Exon Domesday contains unique information about politics, society, and the landscape of South-West Britain a thousand years ago. It is important simply as the first record of thousands of settlements. As the only surviving source for Great Domesday Book for anywhere in England, it also provides vital clues to help us understand the workings of that great campaign of pre-modern data collection.
Made possibly in a matter of months in 1086, exactly twenty years after the Norman Conquest, and almost certainly presented to William I in August of that year, Exon Domesday is a remarkable survival. Its geographical reach is much narrower than that of Great Domesday Book and, like Great Domesday Book, it is incomplete, but it records information not retained when Great Domesday Book was produced, e.g. tallies of livestock and labourers, lists, summaries, tax records, and other types of text.
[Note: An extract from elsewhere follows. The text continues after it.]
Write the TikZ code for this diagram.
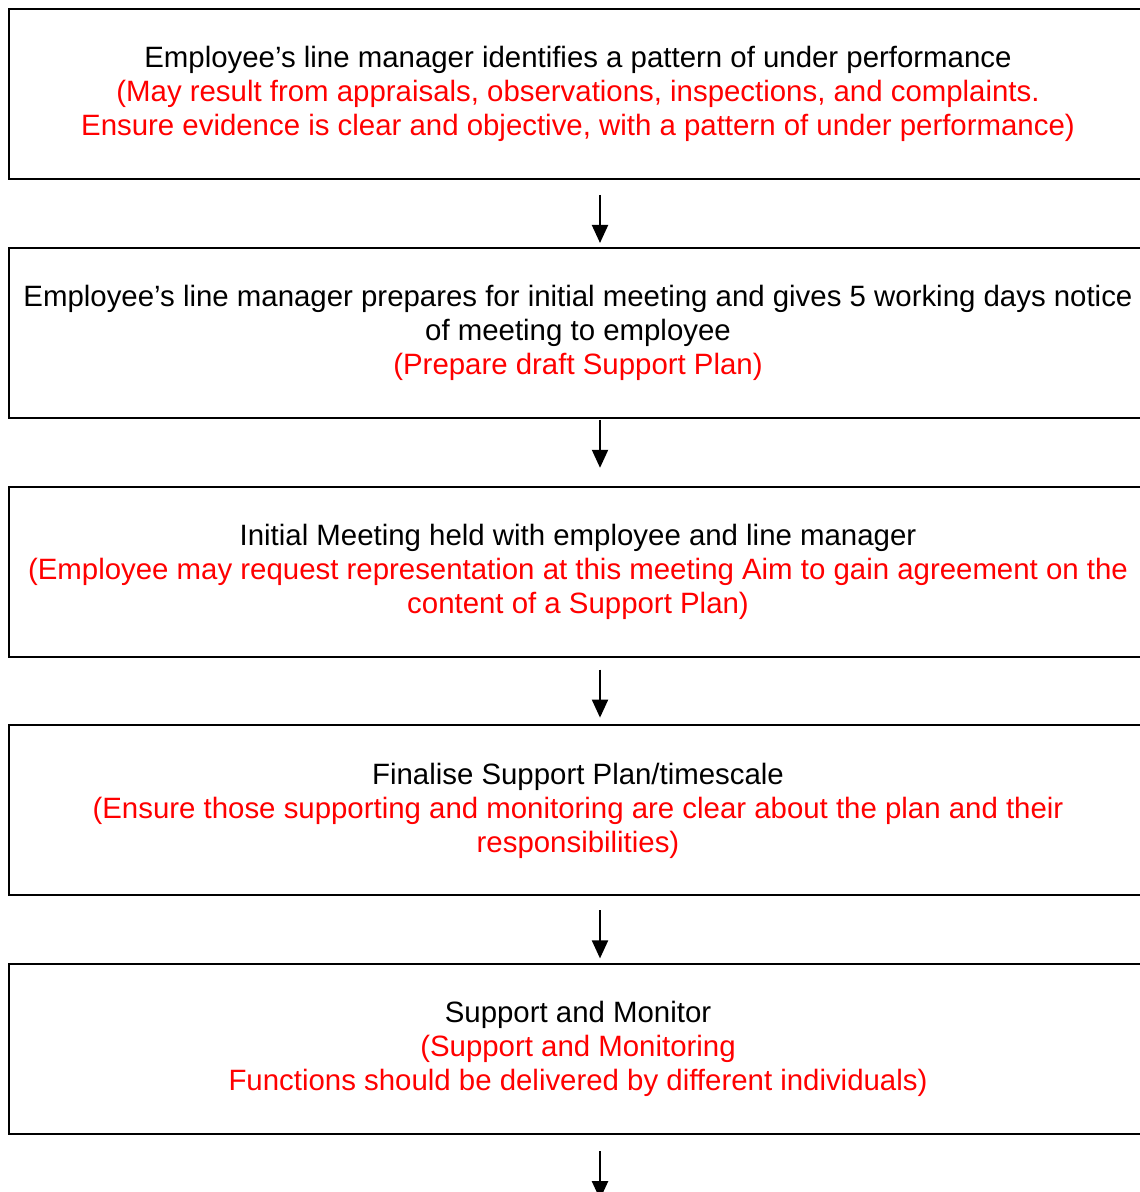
\documentclass[tikz,border=0pt]{standalone}
\usepackage{fontspec}
\setmainfont{Liberation Sans}
\usetikzlibrary{calc,positioning,arrows.meta}
\tikzset{
>={Triangle[length=9pt,width=8pt]},
  stage/.style={
    rectangle,
    draw=black, line width=1pt,
    minimum width=569.5pt,
    minimum height=85pt,
    inner sep=0pt,
    align=center,
    font=\fontsize{14.7}{17}\selectfont},
  line/.style={draw, line width=1pt, ->},
}
\newcommand{\aside}[1]{\textcolor{red}{#1}}

\begin{document}
\begin{tikzpicture}[x=0.5pt,y=0.5pt,node distance=33.4pt]
        \useasboundingbox (0,0) rectangle (1139,-1192);
        \node[stage] (identify) at (578,-94)
          {Employee’s line manager identifies a pattern of under performance\\
           \aside{(May result from appraisals, observations, inspections, and complaints.}\\
           \aside{Ensure evidence is clear and objective, with a pattern of under performance)}};
        \node[stage, below=of identify] (prepare)
          {Employee’s line manager prepares for initial meeting and gives 5 working days notice\\
           of meeting to employee\\
           \aside{(Prepare draft Support Plan)}};
        \node[stage, below=of prepare] (meeting)
          {Initial Meeting held with employee and line manager\\
           \aside{(Employee may request representation at this meeting Aim to gain agreement on the}\\
           \aside{content of a Support Plan)}};
        \node[stage, below=of meeting] (finalise)
          {Finalise Support Plan/timescale\\
           \aside{(Ensure those supporting and monitoring are clear about the plan and their}\\
           \aside{responsibilities)}};
        \node[stage, below=of finalise] (monitor)
          {Support and Monitor\\
           \aside{(Support and Monitoring}\\
           \aside{Functions should be delivered by different individuals)}};
        % arrows below each stage
        \foreach \a/\s in {identify/15,prepare/1,meeting/12,finalise/14,monitor/16}
          \path[line] ($(\a.south)+(22,-\s)$) -- ++(0,-48);
      \end{tikzpicture}
\end{document}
The texts on its 532 parchment leaves describe only the five south-western counties of Cornwall, Devon, Dorset, Somerset and Wiltshire but even in its surviving incomplete form Exon is 149 folios longer than Great Domesday Book, which records thirty-one shires. The pages of Exon Domesday were smaller, but this basic comparison shows how detailed the original survey was and how much was edited out when Great Domesday was produced. Exon Domesday also preserves the work of two dozen scribes, most of them French-speaking to judge from their script and the manner in which they spell personal and place-names.
The 103 surviving booklets of Exon Domesday may have been brought to Exeter by an incoming Anglo-Norman bishop who had worked as a royal administrator, possibly William Warelwast (1107-37) or Osbern fitz Osbern (1072-1103).